No, they just check the register to make sure nothing superior is still due. If a superior train is running late and hasn't passed, they wait until it has. If everything due has gone by, they're free to go (on their own schedule).

If you want to cause them delays, schedule a superior train on the mainline near the same time the branch train is expected to come back. Due to different amounts of time spent working (different number of cars to switch, complexity, crew experience), the branch train may or may not make it back before the superior train. And if the superior train is delayed, it will delay the branch train while it waits for it. There's nothing random about coming onto the main - the differences in working times will give you all the variation you need, and a register check for late trains gets you onto the main (or not).

 

Edit: .... unless you haven't actually modelled any more of the mainline other than the junction and don't have any other trains operating.

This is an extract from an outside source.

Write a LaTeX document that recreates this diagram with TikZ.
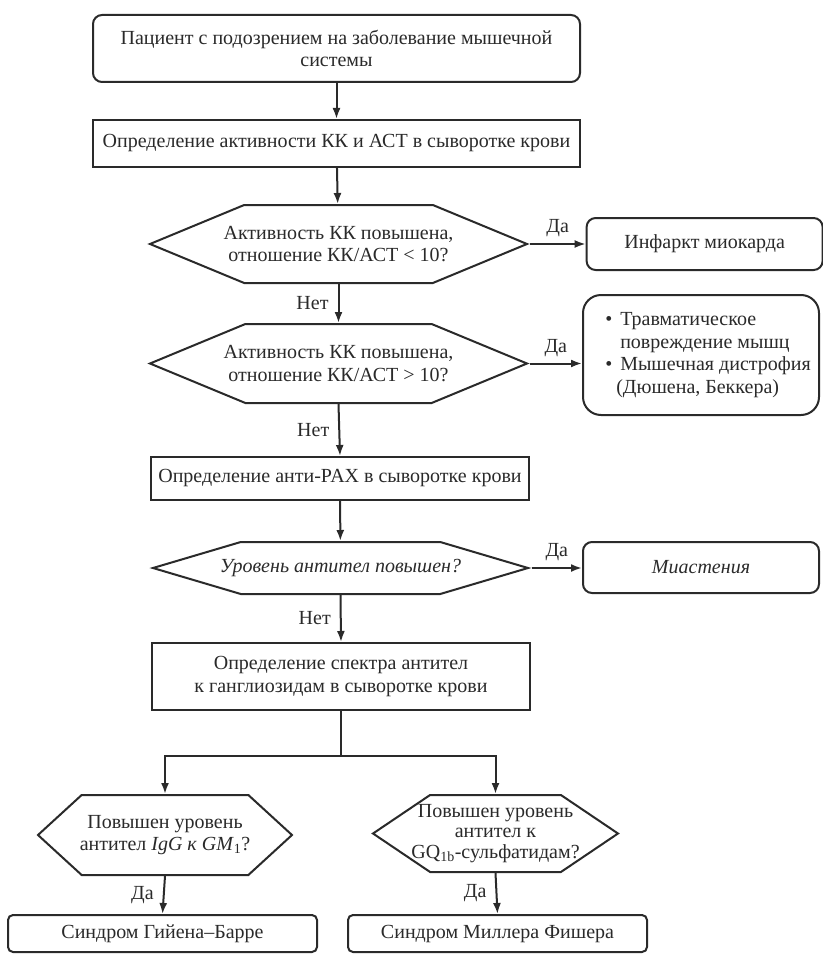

Then maybe you come up with some system to simulate the superior train running late....   schedule it so that if the branch train is done early they could get out ahead of the superior train... but if they take longer they hit up against the superior train's time, then some sort of coin flip or card draw to "add time" and determine how many minutes the other train is running late...

 

 

Thank you.  Right now I only have about 3 feet of the mainline in place.  The goal is just as you said and have scheduled trains on the main.  But I have a couple more years before the youngest is through college and out of the house and space becomes available.